• Dataset:
◆ ◆ ◆ ◆ ◆ ◆ ◆

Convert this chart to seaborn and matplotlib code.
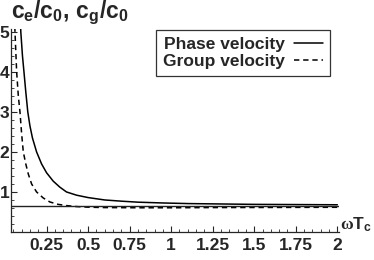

◆ ◆ ◆ ◆ ◆ ◆ ◆

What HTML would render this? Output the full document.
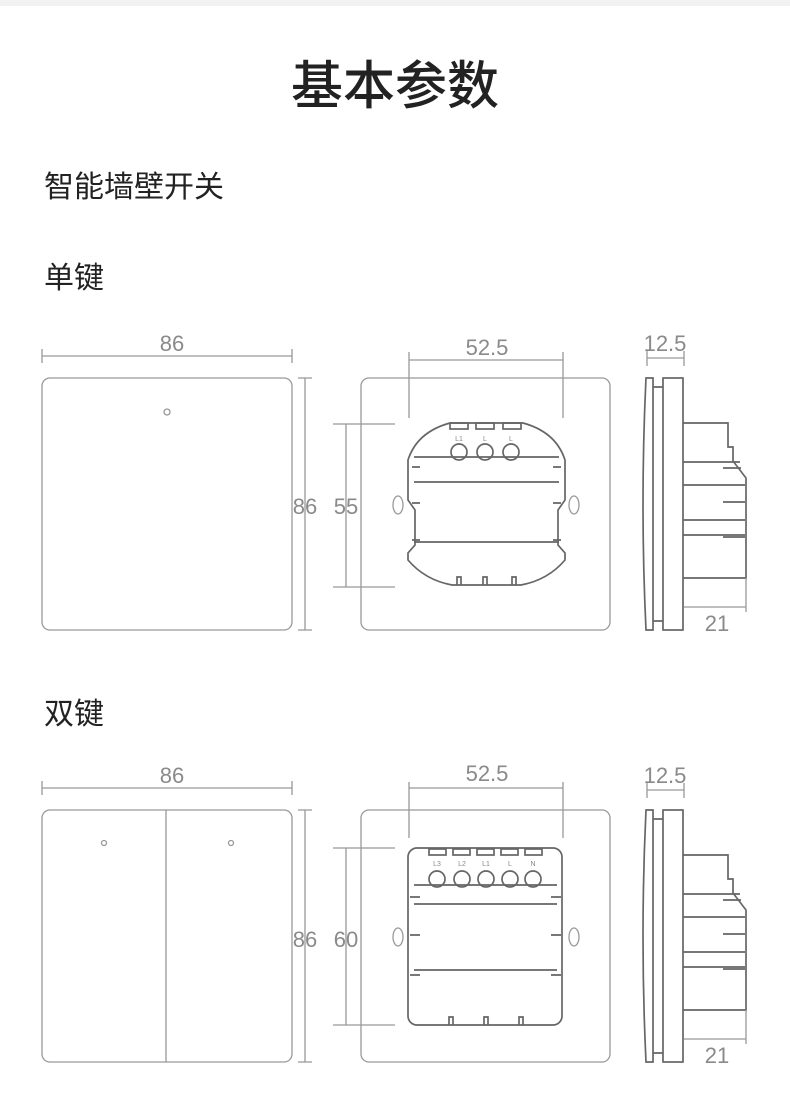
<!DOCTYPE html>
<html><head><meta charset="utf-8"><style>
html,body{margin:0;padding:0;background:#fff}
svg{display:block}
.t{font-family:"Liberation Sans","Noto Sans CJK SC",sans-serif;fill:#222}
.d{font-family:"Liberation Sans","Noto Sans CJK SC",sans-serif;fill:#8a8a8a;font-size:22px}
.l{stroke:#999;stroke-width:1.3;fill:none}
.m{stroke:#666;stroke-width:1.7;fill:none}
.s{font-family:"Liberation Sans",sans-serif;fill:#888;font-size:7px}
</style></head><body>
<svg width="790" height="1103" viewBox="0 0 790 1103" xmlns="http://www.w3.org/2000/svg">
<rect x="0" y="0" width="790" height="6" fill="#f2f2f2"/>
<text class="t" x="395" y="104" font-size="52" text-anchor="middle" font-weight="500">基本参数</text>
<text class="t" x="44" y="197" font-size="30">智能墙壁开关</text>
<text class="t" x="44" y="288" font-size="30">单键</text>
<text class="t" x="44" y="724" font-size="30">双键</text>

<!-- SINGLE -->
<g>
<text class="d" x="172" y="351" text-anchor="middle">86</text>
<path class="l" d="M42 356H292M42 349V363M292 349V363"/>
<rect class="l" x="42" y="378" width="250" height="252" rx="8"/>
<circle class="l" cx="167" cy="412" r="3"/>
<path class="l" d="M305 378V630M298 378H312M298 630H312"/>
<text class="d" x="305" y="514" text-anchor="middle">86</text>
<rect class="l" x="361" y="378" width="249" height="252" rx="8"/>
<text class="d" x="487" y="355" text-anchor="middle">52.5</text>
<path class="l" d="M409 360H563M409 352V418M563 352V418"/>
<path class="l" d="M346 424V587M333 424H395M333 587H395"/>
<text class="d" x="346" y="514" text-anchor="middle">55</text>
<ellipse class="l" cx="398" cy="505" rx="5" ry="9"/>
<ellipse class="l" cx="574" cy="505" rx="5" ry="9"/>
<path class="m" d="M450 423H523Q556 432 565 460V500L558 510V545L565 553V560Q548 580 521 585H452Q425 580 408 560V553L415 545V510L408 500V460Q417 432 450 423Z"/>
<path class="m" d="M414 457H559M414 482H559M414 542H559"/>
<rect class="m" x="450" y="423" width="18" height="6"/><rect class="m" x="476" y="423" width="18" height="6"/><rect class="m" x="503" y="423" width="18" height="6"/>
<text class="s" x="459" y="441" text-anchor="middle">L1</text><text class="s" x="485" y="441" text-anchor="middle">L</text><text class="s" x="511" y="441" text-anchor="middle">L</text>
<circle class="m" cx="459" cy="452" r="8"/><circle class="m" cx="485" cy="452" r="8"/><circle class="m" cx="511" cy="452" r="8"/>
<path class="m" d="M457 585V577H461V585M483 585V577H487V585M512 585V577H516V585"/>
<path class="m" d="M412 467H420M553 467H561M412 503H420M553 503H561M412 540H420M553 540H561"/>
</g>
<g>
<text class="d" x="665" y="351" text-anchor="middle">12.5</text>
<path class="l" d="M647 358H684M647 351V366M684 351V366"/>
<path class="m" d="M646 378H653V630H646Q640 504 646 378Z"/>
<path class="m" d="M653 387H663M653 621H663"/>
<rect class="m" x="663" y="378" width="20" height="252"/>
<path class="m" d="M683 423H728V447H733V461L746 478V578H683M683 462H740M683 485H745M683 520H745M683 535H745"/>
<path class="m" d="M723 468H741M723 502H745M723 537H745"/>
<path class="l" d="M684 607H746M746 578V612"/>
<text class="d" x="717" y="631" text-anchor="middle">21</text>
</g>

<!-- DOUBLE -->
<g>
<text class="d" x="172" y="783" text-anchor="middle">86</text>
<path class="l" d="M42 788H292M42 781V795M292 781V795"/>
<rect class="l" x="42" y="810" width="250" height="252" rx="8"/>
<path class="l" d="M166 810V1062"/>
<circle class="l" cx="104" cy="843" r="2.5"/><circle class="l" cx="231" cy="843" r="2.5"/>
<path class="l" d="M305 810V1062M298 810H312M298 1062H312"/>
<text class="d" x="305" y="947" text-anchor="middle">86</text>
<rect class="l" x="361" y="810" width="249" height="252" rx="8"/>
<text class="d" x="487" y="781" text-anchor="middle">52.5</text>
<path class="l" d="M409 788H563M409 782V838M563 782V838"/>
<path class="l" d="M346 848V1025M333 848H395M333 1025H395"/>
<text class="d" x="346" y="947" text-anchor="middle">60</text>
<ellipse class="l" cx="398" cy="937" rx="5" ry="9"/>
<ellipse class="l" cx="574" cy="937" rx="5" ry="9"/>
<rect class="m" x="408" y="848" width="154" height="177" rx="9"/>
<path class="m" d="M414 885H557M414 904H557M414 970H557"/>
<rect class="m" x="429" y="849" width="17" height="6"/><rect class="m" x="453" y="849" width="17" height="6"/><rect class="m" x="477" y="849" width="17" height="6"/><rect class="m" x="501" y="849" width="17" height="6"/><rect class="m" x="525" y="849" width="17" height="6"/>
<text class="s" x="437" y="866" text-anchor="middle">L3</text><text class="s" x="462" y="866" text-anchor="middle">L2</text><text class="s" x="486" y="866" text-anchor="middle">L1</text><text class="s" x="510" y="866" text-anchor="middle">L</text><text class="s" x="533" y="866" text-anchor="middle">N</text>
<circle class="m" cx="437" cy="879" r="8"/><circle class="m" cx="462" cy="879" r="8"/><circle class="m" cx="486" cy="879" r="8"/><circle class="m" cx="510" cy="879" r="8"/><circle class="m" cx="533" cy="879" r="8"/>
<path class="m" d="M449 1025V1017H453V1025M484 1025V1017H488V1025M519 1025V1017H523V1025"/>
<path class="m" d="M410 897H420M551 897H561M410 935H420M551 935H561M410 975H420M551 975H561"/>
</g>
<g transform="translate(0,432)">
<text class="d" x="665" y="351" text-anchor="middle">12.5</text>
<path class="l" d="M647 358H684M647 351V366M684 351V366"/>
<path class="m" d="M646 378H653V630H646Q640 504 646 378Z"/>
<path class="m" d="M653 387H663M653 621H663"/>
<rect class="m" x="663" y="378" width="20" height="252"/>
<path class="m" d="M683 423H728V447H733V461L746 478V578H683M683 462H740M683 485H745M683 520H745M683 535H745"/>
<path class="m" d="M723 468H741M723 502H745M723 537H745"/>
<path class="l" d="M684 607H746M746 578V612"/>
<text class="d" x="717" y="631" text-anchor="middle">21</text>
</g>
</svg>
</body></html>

◆ ◆ ◆ ◆ ◆ ◆ ◆

• To be done:
What is the number of lines containing "this"? Give that number only.

• Result below:
2